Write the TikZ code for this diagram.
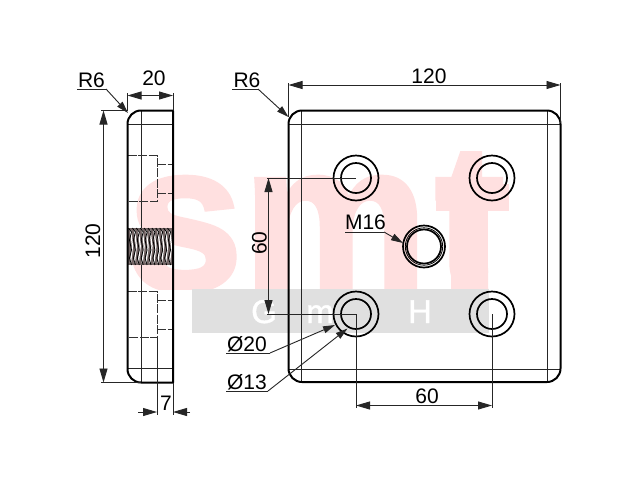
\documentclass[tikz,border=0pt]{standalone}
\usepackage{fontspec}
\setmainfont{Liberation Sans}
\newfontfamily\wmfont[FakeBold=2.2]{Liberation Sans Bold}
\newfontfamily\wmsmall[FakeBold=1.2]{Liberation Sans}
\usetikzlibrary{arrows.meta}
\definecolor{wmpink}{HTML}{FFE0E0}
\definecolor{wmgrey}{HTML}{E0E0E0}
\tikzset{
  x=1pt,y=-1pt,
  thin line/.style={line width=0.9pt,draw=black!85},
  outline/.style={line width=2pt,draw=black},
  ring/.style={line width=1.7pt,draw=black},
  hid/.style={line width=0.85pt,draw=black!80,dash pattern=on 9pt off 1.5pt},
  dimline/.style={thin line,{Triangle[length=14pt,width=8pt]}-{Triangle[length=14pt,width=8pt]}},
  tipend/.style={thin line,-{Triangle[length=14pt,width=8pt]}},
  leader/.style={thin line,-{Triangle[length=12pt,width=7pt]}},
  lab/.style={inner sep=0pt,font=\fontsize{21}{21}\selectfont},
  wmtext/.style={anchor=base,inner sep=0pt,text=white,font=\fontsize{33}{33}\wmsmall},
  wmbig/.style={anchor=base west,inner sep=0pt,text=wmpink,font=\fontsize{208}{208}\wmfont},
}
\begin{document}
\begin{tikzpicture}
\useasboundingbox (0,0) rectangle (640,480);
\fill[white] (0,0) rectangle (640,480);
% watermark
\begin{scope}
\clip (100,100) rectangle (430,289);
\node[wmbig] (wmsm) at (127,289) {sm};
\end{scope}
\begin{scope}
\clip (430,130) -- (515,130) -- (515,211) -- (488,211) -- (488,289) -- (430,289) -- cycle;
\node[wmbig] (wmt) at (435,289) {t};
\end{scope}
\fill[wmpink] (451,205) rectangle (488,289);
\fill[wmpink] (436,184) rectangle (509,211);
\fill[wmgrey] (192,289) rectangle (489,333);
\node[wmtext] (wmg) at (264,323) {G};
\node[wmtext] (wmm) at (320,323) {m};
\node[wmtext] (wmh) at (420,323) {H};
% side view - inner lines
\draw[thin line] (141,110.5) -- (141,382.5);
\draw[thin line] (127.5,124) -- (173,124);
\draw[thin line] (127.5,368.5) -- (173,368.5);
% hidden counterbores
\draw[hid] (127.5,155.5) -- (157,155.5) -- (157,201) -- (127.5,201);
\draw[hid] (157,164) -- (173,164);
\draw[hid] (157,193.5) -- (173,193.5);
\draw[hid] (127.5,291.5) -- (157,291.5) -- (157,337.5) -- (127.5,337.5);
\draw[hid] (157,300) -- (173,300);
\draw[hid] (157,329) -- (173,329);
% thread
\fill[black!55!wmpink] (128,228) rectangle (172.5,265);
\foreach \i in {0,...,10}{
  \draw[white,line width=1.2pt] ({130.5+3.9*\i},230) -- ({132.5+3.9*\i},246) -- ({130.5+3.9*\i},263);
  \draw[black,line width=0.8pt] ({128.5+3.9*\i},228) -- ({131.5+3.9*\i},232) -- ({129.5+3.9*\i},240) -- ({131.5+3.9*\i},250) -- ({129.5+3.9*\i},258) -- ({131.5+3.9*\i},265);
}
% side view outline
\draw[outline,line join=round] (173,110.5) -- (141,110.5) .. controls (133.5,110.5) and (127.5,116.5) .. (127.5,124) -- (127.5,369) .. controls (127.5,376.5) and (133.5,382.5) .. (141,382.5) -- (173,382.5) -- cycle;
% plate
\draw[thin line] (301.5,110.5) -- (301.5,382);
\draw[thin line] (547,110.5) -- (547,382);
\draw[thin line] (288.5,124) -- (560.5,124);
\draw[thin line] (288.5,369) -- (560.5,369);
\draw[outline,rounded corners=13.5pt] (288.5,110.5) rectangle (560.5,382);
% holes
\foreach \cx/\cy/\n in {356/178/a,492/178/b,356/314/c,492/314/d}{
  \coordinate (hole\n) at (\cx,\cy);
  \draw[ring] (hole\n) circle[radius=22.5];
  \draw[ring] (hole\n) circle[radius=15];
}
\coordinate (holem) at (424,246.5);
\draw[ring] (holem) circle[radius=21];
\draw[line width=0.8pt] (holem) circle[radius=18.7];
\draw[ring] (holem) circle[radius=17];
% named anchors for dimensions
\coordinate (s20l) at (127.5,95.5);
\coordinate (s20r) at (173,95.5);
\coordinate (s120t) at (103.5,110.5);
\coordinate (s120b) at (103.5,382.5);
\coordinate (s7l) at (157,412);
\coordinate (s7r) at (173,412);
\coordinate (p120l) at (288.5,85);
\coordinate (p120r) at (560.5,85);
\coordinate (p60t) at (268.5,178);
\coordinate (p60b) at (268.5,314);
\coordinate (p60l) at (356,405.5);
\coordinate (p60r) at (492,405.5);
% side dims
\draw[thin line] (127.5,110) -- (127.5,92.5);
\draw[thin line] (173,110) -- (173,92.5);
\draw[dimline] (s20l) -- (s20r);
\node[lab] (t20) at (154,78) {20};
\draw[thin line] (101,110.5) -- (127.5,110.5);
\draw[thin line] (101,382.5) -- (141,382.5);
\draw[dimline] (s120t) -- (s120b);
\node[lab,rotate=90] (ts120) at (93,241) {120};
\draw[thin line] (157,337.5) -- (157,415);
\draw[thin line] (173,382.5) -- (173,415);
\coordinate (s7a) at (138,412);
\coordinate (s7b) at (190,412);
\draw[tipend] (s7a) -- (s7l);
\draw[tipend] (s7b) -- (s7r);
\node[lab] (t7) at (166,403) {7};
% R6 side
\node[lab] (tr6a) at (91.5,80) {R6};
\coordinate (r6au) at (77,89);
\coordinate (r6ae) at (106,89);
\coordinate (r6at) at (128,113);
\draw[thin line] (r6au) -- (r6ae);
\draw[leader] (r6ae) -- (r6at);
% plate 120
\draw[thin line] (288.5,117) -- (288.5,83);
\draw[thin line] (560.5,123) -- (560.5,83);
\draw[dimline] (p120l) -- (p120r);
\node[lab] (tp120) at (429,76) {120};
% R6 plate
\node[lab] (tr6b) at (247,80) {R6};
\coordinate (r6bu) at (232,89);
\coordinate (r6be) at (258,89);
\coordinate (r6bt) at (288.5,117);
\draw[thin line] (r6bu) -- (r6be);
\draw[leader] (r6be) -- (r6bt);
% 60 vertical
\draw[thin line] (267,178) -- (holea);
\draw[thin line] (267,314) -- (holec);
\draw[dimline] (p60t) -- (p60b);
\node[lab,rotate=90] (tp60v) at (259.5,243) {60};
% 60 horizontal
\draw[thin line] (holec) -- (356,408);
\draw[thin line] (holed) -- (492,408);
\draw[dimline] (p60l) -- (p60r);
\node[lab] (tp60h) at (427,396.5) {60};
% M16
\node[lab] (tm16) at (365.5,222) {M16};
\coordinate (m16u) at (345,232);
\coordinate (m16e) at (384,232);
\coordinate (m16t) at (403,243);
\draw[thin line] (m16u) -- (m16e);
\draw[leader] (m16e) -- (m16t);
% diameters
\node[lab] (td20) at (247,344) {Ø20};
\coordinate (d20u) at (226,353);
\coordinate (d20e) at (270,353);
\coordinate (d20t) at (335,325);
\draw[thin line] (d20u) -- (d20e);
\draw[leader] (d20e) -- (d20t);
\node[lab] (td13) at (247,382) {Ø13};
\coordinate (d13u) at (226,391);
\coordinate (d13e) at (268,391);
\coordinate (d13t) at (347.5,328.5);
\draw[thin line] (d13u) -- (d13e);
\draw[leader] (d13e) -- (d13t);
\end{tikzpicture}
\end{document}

******

◆ **Task to complete**
Your task is to reproduce all of the material exactly. The pictures stay out.

◆ **Answer to the task**
Write the TikZ code for this diagram.
\documentclass[tikz,border=0pt]{standalone}
\usepackage{fontspec}
\setmainfont{Liberation Sans}
\newfontfamily\wmfont[FakeBold=2.2]{Liberation Sans Bold}
\newfontfamily\wmsmall[FakeBold=1.2]{Liberation Sans}
\usetikzlibrary{arrows.meta}
\definecolor{wmpink}{HTML}{FFE0E0}
\definecolor{wmgrey}{HTML}{E0E0E0}
\tikzset{
  x=1pt,y=-1pt,
  thin line/.style={line width=0.9pt,draw=black!85},
  outline/.style={line width=2pt,draw=black},
  ring/.style={line width=1.7pt,draw=black},
  hid/.style={line width=0.85pt,draw=black!80,dash pattern=on 9pt off 1.5pt},
  dimline/.style={thin line,{Triangle[length=14pt,width=8pt]}-{Triangle[length=14pt,width=8pt]}},
  tipend/.style={thin line,-{Triangle[length=14pt,width=8pt]}},
  leader/.style={thin line,-{Triangle[length=12pt,width=7pt]}},
  lab/.style={inner sep=0pt,font=\fontsize{21}{21}\selectfont},
  wmtext/.style={anchor=base,inner sep=0pt,text=white,font=\fontsize{33}{33}\wmsmall},
  wmbig/.style={anchor=base west,inner sep=0pt,text=wmpink,font=\fontsize{208}{208}\wmfont},
}
\begin{document}
\begin{tikzpicture}
\useasboundingbox (0,0) rectangle (640,480);
\fill[white] (0,0) rectangle (640,480);
% watermark
\begin{scope}
\clip (100,100) rectangle (430,289);
\node[wmbig] (wmsm) at (127,289) {sm};
\end{scope}
\begin{scope}
\clip (430,130) -- (515,130) -- (515,211) -- (488,211) -- (488,289) -- (430,289) -- cycle;
\node[wmbig] (wmt) at (435,289) {t};
\end{scope}
\fill[wmpink] (451,205) rectangle (488,289);
\fill[wmpink] (436,184) rectangle (509,211);
\fill[wmgrey] (192,289) rectangle (489,333);
\node[wmtext] (wmg) at (264,323) {G};
\node[wmtext] (wmm) at (320,323) {m};
\node[wmtext] (wmh) at (420,323) {H};
% side view - inner lines
\draw[thin line] (141,110.5) -- (141,382.5);
\draw[thin line] (127.5,124) -- (173,124);
\draw[thin line] (127.5,368.5) -- (173,368.5);
% hidden counterbores
\draw[hid] (127.5,155.5) -- (157,155.5) -- (157,201) -- (127.5,201);
\draw[hid] (157,164) -- (173,164);
\draw[hid] (157,193.5) -- (173,193.5);
\draw[hid] (127.5,291.5) -- (157,291.5) -- (157,337.5) -- (127.5,337.5);
\draw[hid] (157,300) -- (173,300);
\draw[hid] (157,329) -- (173,329);
% thread
\fill[black!55!wmpink] (128,228) rectangle (172.5,265);
\foreach \i in {0,...,10}{
  \draw[white,line width=1.2pt] ({130.5+3.9*\i},230) -- ({132.5+3.9*\i},246) -- ({130.5+3.9*\i},263);
  \draw[black,line width=0.8pt] ({128.5+3.9*\i},228) -- ({131.5+3.9*\i},232) -- ({129.5+3.9*\i},240) -- ({131.5+3.9*\i},250) -- ({129.5+3.9*\i},258) -- ({131.5+3.9*\i},265);
}
% side view outline
\draw[outline,line join=round] (173,110.5) -- (141,110.5) .. controls (133.5,110.5) and (127.5,116.5) .. (127.5,124) -- (127.5,369) .. controls (127.5,376.5) and (133.5,382.5) .. (141,382.5) -- (173,382.5) -- cycle;
% plate
\draw[thin line] (301.5,110.5) -- (301.5,382);
\draw[thin line] (547,110.5) -- (547,382);
\draw[thin line] (288.5,124) -- (560.5,124);
\draw[thin line] (288.5,369) -- (560.5,369);
\draw[outline,rounded corners=13.5pt] (288.5,110.5) rectangle (560.5,382);
% holes
\foreach \cx/\cy/\n in {356/178/a,492/178/b,356/314/c,492/314/d}{
  \coordinate (hole\n) at (\cx,\cy);
  \draw[ring] (hole\n) circle[radius=22.5];
  \draw[ring] (hole\n) circle[radius=15];
}
\coordinate (holem) at (424,246.5);
\draw[ring] (holem) circle[radius=21];
\draw[line width=0.8pt] (holem) circle[radius=18.7];
\draw[ring] (holem) circle[radius=17];
% named anchors for dimensions
\coordinate (s20l) at (127.5,95.5);
\coordinate (s20r) at (173,95.5);
\coordinate (s120t) at (103.5,110.5);
\coordinate (s120b) at (103.5,382.5);
\coordinate (s7l) at (157,412);
\coordinate (s7r) at (173,412);
\coordinate (p120l) at (288.5,85);
\coordinate (p120r) at (560.5,85);
\coordinate (p60t) at (268.5,178);
\coordinate (p60b) at (268.5,314);
\coordinate (p60l) at (356,405.5);
\coordinate (p60r) at (492,405.5);
% side dims
\draw[thin line] (127.5,110) -- (127.5,92.5);
\draw[thin line] (173,110) -- (173,92.5);
\draw[dimline] (s20l) -- (s20r);
\node[lab] (t20) at (154,78) {20};
\draw[thin line] (101,110.5) -- (127.5,110.5);
\draw[thin line] (101,382.5) -- (141,382.5);
\draw[dimline] (s120t) -- (s120b);
\node[lab,rotate=90] (ts120) at (93,241) {120};
\draw[thin line] (157,337.5) -- (157,415);
\draw[thin line] (173,382.5) -- (173,415);
\coordinate (s7a) at (138,412);
\coordinate (s7b) at (190,412);
\draw[tipend] (s7a) -- (s7l);
\draw[tipend] (s7b) -- (s7r);
\node[lab] (t7) at (166,403) {7};
% R6 side
\node[lab] (tr6a) at (91.5,80) {R6};
\coordinate (r6au) at (77,89);
\coordinate (r6ae) at (106,89);
\coordinate (r6at) at (128,113);
\draw[thin line] (r6au) -- (r6ae);
\draw[leader] (r6ae) -- (r6at);
% plate 120
\draw[thin line] (288.5,117) -- (288.5,83);
\draw[thin line] (560.5,123) -- (560.5,83);
\draw[dimline] (p120l) -- (p120r);
\node[lab] (tp120) at (429,76) {120};
% R6 plate
\node[lab] (tr6b) at (247,80) {R6};
\coordinate (r6bu) at (232,89);
\coordinate (r6be) at (258,89);
\coordinate (r6bt) at (288.5,117);
\draw[thin line] (r6bu) -- (r6be);
\draw[leader] (r6be) -- (r6bt);
% 60 vertical
\draw[thin line] (267,178) -- (holea);
\draw[thin line] (267,314) -- (holec);
\draw[dimline] (p60t) -- (p60b);
\node[lab,rotate=90] (tp60v) at (259.5,243) {60};
% 60 horizontal
\draw[thin line] (holec) -- (356,408);
\draw[thin line] (holed) -- (492,408);
\draw[dimline] (p60l) -- (p60r);
\node[lab] (tp60h) at (427,396.5) {60};
% M16
\node[lab] (tm16) at (365.5,222) {M16};
\coordinate (m16u) at (345,232);
\coordinate (m16e) at (384,232);
\coordinate (m16t) at (403,243);
\draw[thin line] (m16u) -- (m16e);
\draw[leader] (m16e) -- (m16t);
% diameters
\node[lab] (td20) at (247,344) {Ø20};
\coordinate (d20u) at (226,353);
\coordinate (d20e) at (270,353);
\coordinate (d20t) at (335,325);
\draw[thin line] (d20u) -- (d20e);
\draw[leader] (d20e) -- (d20t);
\node[lab] (td13) at (247,382) {Ø13};
\coordinate (d13u) at (226,391);
\coordinate (d13e) at (268,391);
\coordinate (d13t) at (347.5,328.5);
\draw[thin line] (d13u) -- (d13e);
\draw[leader] (d13e) -- (d13t);
\end{tikzpicture}
\end{document}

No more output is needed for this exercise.